Das Garagens às Ruas.

Ilustração: Rogerio Rios

No começo era a garagem, que já estava por aqui quando chegamos. Pousaram algumas caixas e outros apetrechos eletrônicos com seus emaranhados de tentáculos coloridos enraizando-se pelo chão e paredes. Uma movimentação atípica tomou o ambiente. Alguém gritou - Três! Quatro! - e o pau comeu. Barbudos ensandecidos agitavam seus instrumentos, gritavam, gesticulavam horrores. Tudo era som naquele espaço bolorento e irreconhecível de outrora. E chamaram por banda o bando, sorvendo sem medida a bebida, a amizade e a música, a qual chamaram de rock'n roll.

A história de minha turma, repetida cidade afora com outros personagens não tão diferentes, pode ser a da sua. Junta uns pós-adolescentes oitocentistas e umas guitarras e vê o que vai dar. A garagem pode ser um quarto, uma laje ou até mesmo um estúdio pago (mas aí não dá pra beber). Pode ter menina grande e pequena - afinal os roqueiros também se reproduzem - amigo que não toca ou acha que toca, baterista de improviso, enfim, vale tudo pra gerar uns decibéis de pista de aeroporto num espaço suarento.

Nossa garagem era uma ilha onde vivíamos a ilusão de “nos sabermos sós, sem estarmos sós”. E no entanto, havia um arquipélago em nosso entorno sem que houvesse ainda um sentimento de pertença.
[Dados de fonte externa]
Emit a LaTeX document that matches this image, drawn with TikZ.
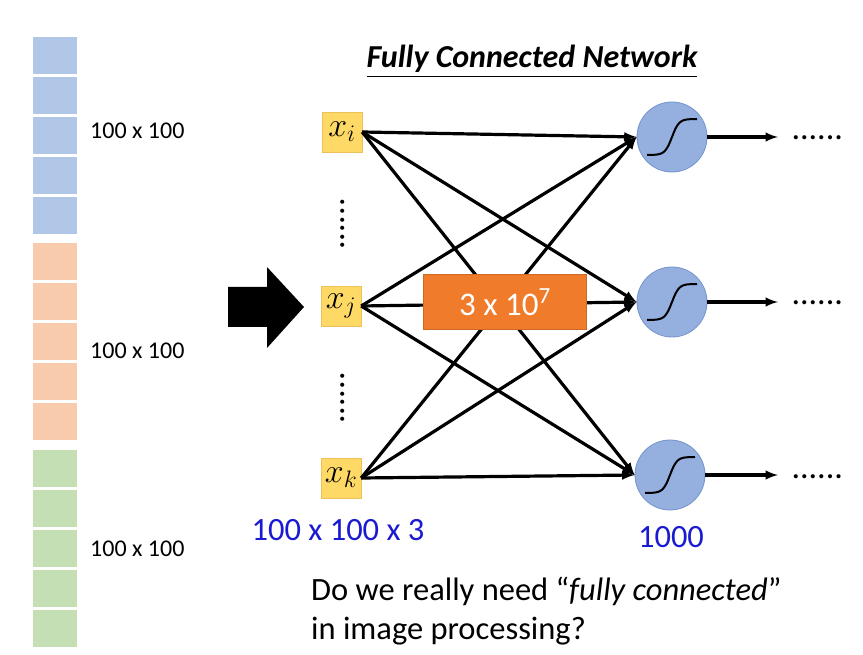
\documentclass[tikz,border=0pt]{standalone}
\usepackage{fix-cm}
\usepackage{fontspec}
\setmainfont{Carlito}
\usepackage{amsmath}

\definecolor{blueblock}{HTML}{B0C7E7}
\definecolor{orangeblock}{HTML}{F8CBAD}
\definecolor{greenblock}{HTML}{C5DFB4}
\definecolor{inputfill}{HTML}{FFD966}
\definecolor{inputline}{HTML}{EDC05A}
\definecolor{neuronfill}{HTML}{95B0DF}
\definecolor{neuronline}{HTML}{7193CB}
\definecolor{countbox}{HTML}{EF7B2B}
\definecolor{labelblue}{HTML}{1A1AD0}

\begin{document}
\begin{tikzpicture}[x=1pt, y=-1pt, >=latex]
 \useasboundingbox (0, 0) rectangle (863, 655);

 \foreach \i in {0,...,4} {
  \fill[blueblock] (33, {37+40*\i}) rectangle (77, {74+40*\i});
  \fill[orangeblock] (33, {243+40*\i}) rectangle (77, {280+40*\i});
  \fill[greenblock] (33, {450+40*\i}) rectangle (77, {487+40*\i});
 }
 \node [anchor=west, inner sep=0pt, font=\fontsize{24}{28}\selectfont] (lblue) at (90, 131) {100 x 100};
 \node [anchor=west, inner sep=0pt, font=\fontsize{24}{28}\selectfont] (lorange) at (90, 351) {100 x 100};
 \node [anchor=west, inner sep=0pt, font=\fontsize{24}{28}\selectfont] (lgreen) at (90, 549) {100 x 100};

 \fill (228, 287) -- (267, 287) -- (267, 267) -- (304, 307) -- (267, 348) -- (267, 327) -- (228, 327) -- cycle;

 \node [anchor=base, font=\fontsize{32}{36}\selectfont\bfseries\itshape] (title) at (532, 68) {\underline{Fully Connected Network}};

 \node [fill=inputfill, draw=inputline, minimum size=40pt, inner sep=0pt, font=\fontsize{34}{38}\selectfont] (xi) at (342, 132) {$x_i$};
 \node [fill=inputfill, draw=inputline, minimum size=40pt, inner sep=0pt, font=\fontsize{34}{38}\selectfont] (xj) at (341, 306) {$x_j$};
 \node [fill=inputfill, draw=inputline, minimum size=40pt, inner sep=0pt, font=\fontsize{34}{38}\selectfont] (xk) at (341, 478) {$x_k$};
 \node [rotate=90, font=\fontsize{34}{36}\selectfont] (dotsij) at (343, 224) {......};
 \node [rotate=90, font=\fontsize{34}{36}\selectfont] (dotsjk) at (343, 398) {......};

 \node [circle, fill=neuronfill, draw=neuronline, thick, minimum size=70pt, inner sep=0pt] (n1) at (672, 137) {};
 \node [circle, fill=neuronfill, draw=neuronline, thick, minimum size=70pt, inner sep=0pt] (n2) at (672, 302) {};
 \node [circle, fill=neuronfill, draw=neuronline, thick, minimum size=70pt, inner sep=0pt] (n3) at (670, 475) {};
 \foreach \n in {n1, n2, n3} {
  \begin{scope}[shift={(\n.center)}]
   \draw[line width=2pt, domain=-25:25, samples=60] plot (\x, {-18*tanh(\x/7)});
  \end{scope}
 }

 \foreach \s in {xi, xj, xk}
  \foreach \t in {n1, n2, n3}
   \draw[->, line width=3.2pt] (\s.east) -- (\t.west);

 \node [fill=countbox, draw=countbox!85!black, minimum width=163pt, minimum height=55pt, text=white, font=\fontsize{33}{36}\selectfont] (count) at (505, 302) {3 x 10\textsuperscript{7}};

 \node [anchor=base west, font=\fontsize{34}{36}\selectfont] (d1) at (788, 140) {......};
 \node [anchor=base west, font=\fontsize{34}{36}\selectfont] (d2) at (788, 305) {......};
 \node [anchor=base west, font=\fontsize{34}{36}\selectfont] (d3) at (788, 478) {......};
 \draw[->, line width=3.2pt] (n1.east) -- ([xshift=-10pt]n1.east -| d1.west);
 \draw[->, line width=3.2pt] (n2.east) -- ([xshift=-10pt]n2.east -| d2.west);
 \draw[->, line width=3.2pt] (n3.east) -- ([xshift=-10pt]n3.east -| d3.west);

 \node [text=labelblue, font=\fontsize{32.5}{36}\selectfont] (insize) at (338, 530) {100 x 100 x 3};
 \node [text=labelblue, font=\fontsize{32.5}{36}\selectfont] (outsize) at (671, 537) {1000};

 \node [anchor=north west, align=left, inner sep=0pt, font=\fontsize{32.5}{39}\selectfont] (question) at (311, 577) {Do we really need “\textit{fully connected}”\\in image processing?};
\end{tikzpicture}
\end{document}
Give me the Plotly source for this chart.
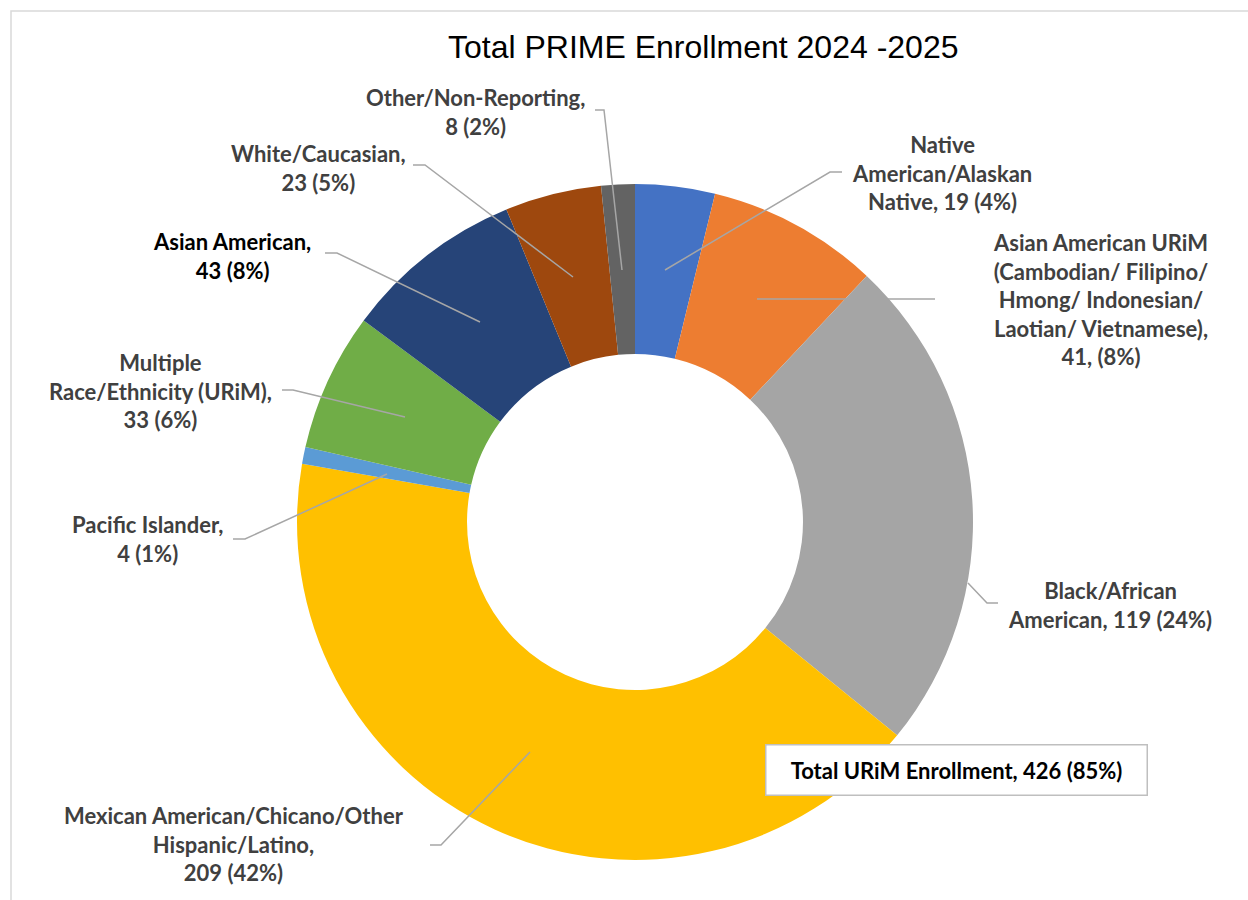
import plotly.graph_objects as go

W, H = 1248, 900

# ---- data ----
categories = [
    "Native American/Alaskan Native",
    "Asian American URiM (Cambodian/ Filipino/ Hmong/ Indonesian/ Laotian/ Vietnamese)",
    "Black/African American",
    "Mexican American/Chicano/Other Hispanic/Latino",
    "Pacific Islander",
    "Multiple Race/Ethnicity (URiM)",
    "Asian American",
    "White/Caucasian",
    "Other/Non-Reporting",
]
values = [19, 41, 119, 209, 4, 33, 43, 23, 8]
percents = [4, 8, 24, 42, 1, 6, 8, 5, 2]
label_names = [
    "Native<br>American/Alaskan<br>Native",
    "Asian American URiM<br>(Cambodian/ Filipino/<br>Hmong/ Indonesian/<br>Laotian/ Vietnamese)",
    "Black/African<br>American",
    "Mexican American/Chicano/Other<br>Hispanic/Latino",
    "Pacific Islander",
    "Multiple<br>Race/Ethnicity (URiM)",
    "Asian American",
    "White/Caucasian",
    "Other/Non-Reporting",
]
label_seps = [", ", ",<br>", ", ", ",<br>", ",<br>", ",<br>", ",<br>", ",<br>", ",<br>"]
value_formats = ["{v} ({p}%)", "{v}, ({p}%)", "{v} ({p}%)", "{v} ({p}%)", "{v} ({p}%)",
                 "{v} ({p}%)", "{v} ({p}%)", "{v} ({p}%)", "{v} ({p}%)"]
urim_total = 426
urim_pct = 85
title_text = "Total PRIME Enrollment 2024 -2025"

# ---- styles / layout ----
colors = ["#4472C4", "#ED7D31", "#A5A5A5", "#FFC000", "#5B9BD5",
          "#70AD47", "#264478", "#9E480E", "#636363"]
label_colors = ["#404040"] * 6 + ["#000000", "#404040", "#404040"]
# label block centres in pixels
label_pos = [(942, 173), (1100, 300), (1110, 605), (234, 844), (147, 539),
             (160, 391), (232, 256), (318, 168), (475, 112)]
# leader lines in pixels
leaders = [
    [(842, 172), (830, 172), (665, 270)],
    [(935, 299), (757, 299)],
    [(998, 603), (987, 603), (968, 583)],
    [(430, 845), (441, 845), (530, 752)],
    [(233, 539), (245, 539), (387, 474)],
    [(282, 390), (293, 390), (405, 417)],
    [(325, 253), (337, 253), (480, 322)],
    [(413, 165), (425, 165), (573, 277)],
    [(595, 110), (604, 110), (622, 270)],
]
pie_cx, pie_cy, pie_r = 635, 522, 338


def px(x):
    return x / W


def py(y):
    return 1 - y / H


fig = go.Figure(go.Pie(
    labels=categories,
    values=values,
    sort=False,
    direction="clockwise",
    rotation=0,
    hole=0.497,
    marker=dict(colors=colors, line=dict(color="white", width=0)),
    textinfo="none",
    hoverinfo="label+value",
    showlegend=False,
    domain=dict(x=[px(pie_cx - pie_r), px(pie_cx + pie_r)],
                y=[py(pie_cy + pie_r), py(pie_cy - pie_r)]),
))

label_font = "Lato, 'Open Sans', sans-serif"
annotations = []
for name, sep, fmt, v, p, (cx, cy), col in zip(label_names, label_seps, value_formats,
                                               values, percents, label_pos, label_colors):
    txt = name + sep + fmt.format(v=v, p=p)
    annotations.append(dict(
        x=px(cx), y=py(cy), xref="paper", yref="paper",
        xanchor="center", yanchor="middle", align="center",
        text="<b>" + txt + "</b>", showarrow=False,
        font=dict(family=label_font, size=22, color=col),
    ))

annotations.append(dict(
    x=px(956), y=py(770), xref="paper", yref="paper",
    xanchor="center", yanchor="middle", align="center",
    text=f"<b>Total URiM Enrollment, {urim_total} ({urim_pct}%)</b>",
    showarrow=False, width=372, height=41,
    bgcolor="white", bordercolor="#BFBFBF", borderwidth=1.5, borderpad=4,
    font=dict(family=label_font, size=22, color="#000000"),
))

annotations.append(dict(
    x=px(703), y=py(47), xref="paper", yref="paper",
    xanchor="center", yanchor="middle",
    text=title_text, showarrow=False,
    font=dict(family="'Liberation Sans', Arial, sans-serif", size=32, color="#000000"),
))

shapes = [dict(type="rect", xref="paper", yref="paper",
               x0=px(11), y0=py(905), x1=px(1260), y1=py(11),
               line=dict(color="#D9D9D9", width=1.5), layer="below")]
for pts in leaders:
    path = "M " + " L ".join(f"{px(x)},{py(y)}" for x, y in pts)
    shapes.append(dict(type="path", xref="paper", yref="paper", path=path,
                       line=dict(color="#A6A6A6", width=1.5)))

fig.update_layout(
    width=W, height=H,
    margin=dict(l=0, r=0, t=0, b=0),
    paper_bgcolor="white", plot_bgcolor="white",
    annotations=annotations, shapes=shapes,
)

fig.write_html("out.html", config={"displayModeBar": False},
               post_script="document.body.style.margin='0';document.body.style.overflow='hidden';")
Outros tantos também nos ignoravam enquanto animavam festas para amigos e cunhados.

Felizmente, bons ventos deixaram terra à vista. Uma bandeira monocromática se ergueu com um pretensioso nome: Bons Sons. E ainda lhe deram o título de clube. Meia dúzia de aventureiros lançando cordas e criando pontes. Em seguida veio o canto da sereia: uma Jam Session de rock! Como assim?! Deixa ver só...

De um dia para outro a garagem ficou pequena, desceu a rua e abraçou a cidade. Qual foi meu espanto ao ver as caixas, cabos e equipamentos de som de minha pequena banda Cyria na grama da avenida, plugados por caras cujos corações pulsavam como o meu.

Testemunhei algo grandioso nascer e crescer a partir da iniciativa e perseverança de uns jovens de meia idade, que transpiraram muito para inspirar doidos como eu a continuar tocando.

Improvisei na Jam, ouvi discos antológicos e trabalhos autorais, escrevi textos e conheci gente demais, recém saída de suas garagens. O rock envelheceu, é certo, mas só envelhece quem não morre. Na cidade da ditadura da alegria, visto um preto desbotado e volto a respirar bons ares.

Desejo que essa inquietude produtiva permaneça soprando a vela do Clube dos Bons Sons, como agora, nessa nova empreitada do blog. É mais um canal para nos dar voz e vez, a mostrar que ficamos mais fortes quando juntos estamos. O Clube é a aposta no poder da coletividade; é o overdrive na linha e a garagem na rua.

Gilberto Filho

Músico acidental e contador de histórias Inverossímeis.